A recent budget plan by Republican Gov. Paul LePage calling for an overhaul of individual, corporate and sales taxes also would make Maine the first state in the nation to require colleges, hospitals and other large charities to go on the property-tax rolls in their municipalities.

I think this is a good idea. What is happening is that these New Commanding Heights enterprises are taking over the nation’s largest cities. That reflects in part the tax distortion.

If you have never encountered my skeptical take on non-profits, you should read this. Even if you are already familiar with my views, it’s an essay worth re-reading.

9 thoughts on “Tax the Big Non-profits?

  1. Tax ’em.

    My favorite is Central Health in Austin. As best I can tell its a state sponsored nonprofit Community Care Collaborative (yeah, whatever that means), with a board that meets behind closed doors, and has been given the power to manage hundreds of millions of property tax dollars from bond proposals it lobbied for AND after it opens its new campus we paid for it gets to pocket the cash from the older campus that was given to it from the city (or county, I cant remember). Anyway, not only do these people not pay property taxes on the primest of prime real-estate, it raises my property taxes so it can get its hands on even more property it wont pay taxes on. Nice gig if you can get it.

    http://www.statesman.com/news/news/local/central-health-says-its-nonprofit-managing-public-/nTnpt/

  2. While we’re at it, let’s stop subsidizing upper-class amenities like opera houses and “non-profit” golf courses by allowing their patrons to deduct “donations” (really ownership and usage fees) from their income taxes.

    Just for example, the Webhannet Golf Club/Course of Kennebunk Beach/ Kennebunkport, Maine, boasts how it willaccept donations that are tax exempt to the donor (emphasis added). (If you read that page you will see some window-dressing about the Webhannet Charitable Foundation giving some money to Toys for Tots and so-forth. Don’t be fooled. See how they first support “golf tournaments and other fund-raisers”? Then they donate part of their “net” to downstream charities? The “gross” is spent on golf-course operations! The whole point is for golfers to pay their ownership costs, greens fees, and tournament-entry fees with untaxed dollars by laundering the money through the WCF.)

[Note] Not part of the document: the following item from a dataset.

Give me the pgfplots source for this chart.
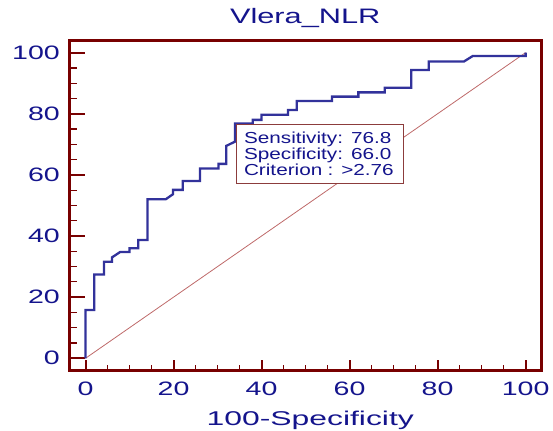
\documentclass[border=0pt]{standalone}
\usepackage{pgfplots}
\pgfplotsset{compat=1.18}
\usepackage{fontspec}
\setmainfont{Liberation Sans}[FakeStretch=1.47]
\newfontfamily\boxfont{Liberation Sans}[FakeStretch=1.3]
\newfontfamily\labfont{Liberation Sans}[FakeStretch=1.6]

\definecolor{navy}{RGB}{20,20,140}
\definecolor{rocblue}{RGB}{50,50,155}
\definecolor{framered}{RGB}{120,0,0}
\definecolor{diagred}{RGB}{190,105,105}
\definecolor{boxline}{RGB}{140,60,60}

\begin{document}
\begin{tikzpicture}
\begin{axis}[
    scale only axis,
    width=471.5bp, height=329.3bp,
    xmin=-3.64, xmax=103.5,
    ymin=-3.83, ymax=103.9,
    xtick={0,20,...,100}, ytick={0,20,...,100},
    minor tick num=3,
    tick align=inside,
    xtick pos=bottom, ytick pos=left,
    axis line style={draw=framered, line width=3bp},
    tick style={draw=framered},
    major tick style={line width=2bp},
    minor tick style={line width=1.2bp},
    xtick style={/pgfplots/major tick length=10bp, /pgfplots/minor tick length=5bp},
    ytick style={/pgfplots/major tick length=16bp, /pgfplots/minor tick length=8bp},
    /pgf/number format/assume math mode=true,
    ticklabel style={font=\fontsize{19.5}{20}\selectfont, text=navy, inner sep=0pt},
    xticklabel style={anchor=base, yshift=-25.5bp},
    yticklabel style={anchor=east, xshift=-9.5bp},
    title={Vlera\_NLR},
    title style={font=\fontsize{21}{22}\selectfont, text=navy, at={(0.5,1)},
        anchor=base, yshift=11.4bp, inner sep=0pt},
    xlabel={100-Specificity},
    xlabel style={font=\labfont\fontsize{20}{21}\selectfont, text=navy, at={(0.5,0)},
        anchor=base, yshift=-55.7bp, xshift=5bp, inner sep=0pt},
]
% chance line
\addplot[diagred, line width=0.8bp] coordinates {(0,0) (100,100)};

% ROC curve
\addplot[rocblue, line width=2.3bp] coordinates {
    (0,0) (0,15.8) (2,15.8) (2,27.4) (4.2,27.4) (4.2,31.6)
    (6,31.6) (6,33) (7.9,34.8) (10,34.8) (10,36) (12,36)
    (12,38.7) (14.1,38.7) (14.1,52) (18.2,52) (19.9,53.7) (19.9,55.1)
    (22.1,55.1) (22.1,58) (26,58) (26,62.1) (30.2,62.1) (30.2,63.6)
    (32,63.6) (32,69.5) (34,70.9) (34,76.8) (38,76.8) (38,78)
    (40,78) (40,79.7) (46,79.7) (46,81.2) (48,81.2) (48,84.2)
    (56,84.2) (56,85.6) (62,85.6) (62,87) (68,87) (68,88.5)
    (74,88.5) (74,94.3) (78,94.3) (78,97.1) (86,97.1) (88,98.9)
    (100,98.9) (100,100)
};

\node[draw=boxline, line width=1bp, fill=white, anchor=north west, align=left,
    text width=152bp, inner xsep=7.5bp, inner ysep=7.5bp,
    font=\boxfont\fontsize{16}{16.2}\selectfont, text=navy]
    at (axis cs:34.2,76.7) {Sensitivity: 76.8\\Specificity: 66.0\\Criterion : >2.76};
\end{axis}
\pgfresetboundingbox
\path ([shift={(-69.5bp,-61bp)}]current axis.south west)
    rectangle ([shift={(12bp,40.7bp)}]current axis.north east);
\end{tikzpicture}
\end{document}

    All donations to all organizations should be made with after-tax dollars. Yes, even to churches; it is absurd to permit people who like to listen to sermons and religious music to purchase those amenities with untaxed dollars while forcing people who prefer stand-up comedy and jazz to pay for their entertainments with after-tax dollars.

  3. I would have thought libertarians would hesitate at anything that puts more money and power in the hands of government. Instead of spreading taxes to nonprofits, why not spread exemptions to others?

    By the way, many nonprofits make in lieu contributions to local authorities to compensate for services ordinarily compensated for through taxes.

  4. Tax nonprofits or don’t. I say tax them all. Or better yet, drop the corporate income tax as part of a move to taxing everything as ordinary income and stop worrying about nonprofit distinctions altogether.

    Choosing arbitrary levels on arbitrary measures of nonprofit size is poor tax policy. It will be easily gamed by large nonprofits, adding administrative inefficiency for relatively little revenue. We struggle with this enough already with profitable going concerns.

  5. Can you please explain more about this sentence from your AEI article:

    “For-profit firms ultimately are accountable to customers, while nonprofit enterprises are only accountable to donors.”

    I get the accountability issues that donors add. But isn’t there enough competition for students and patients to make nonprofits accountable to customers?

    Thanks

    • If you are the head of a non-profit hospital or university, you only have to please your board. If the students or patients are not satisfied, that is not going to cost your job unless they can get through to the board.

      • Thanks, I get the governance issues and how they lead to inefficiencies. What I don’t quite understand is why the inefficiencies don’t get competed away. Customers, not donors, provide the majority of operating revenue of nonprofits like universities or hospitals. Do the ineffeciencies persist because the hospital and college markets are dominated by nonprofits and don’t have enough competition from for profit firms?

        • Education and health care are the leading major sectors of the economy in terms of growth in demand. The supply is restricted by credentials cartels. Given those two factors, it is really hard to fail.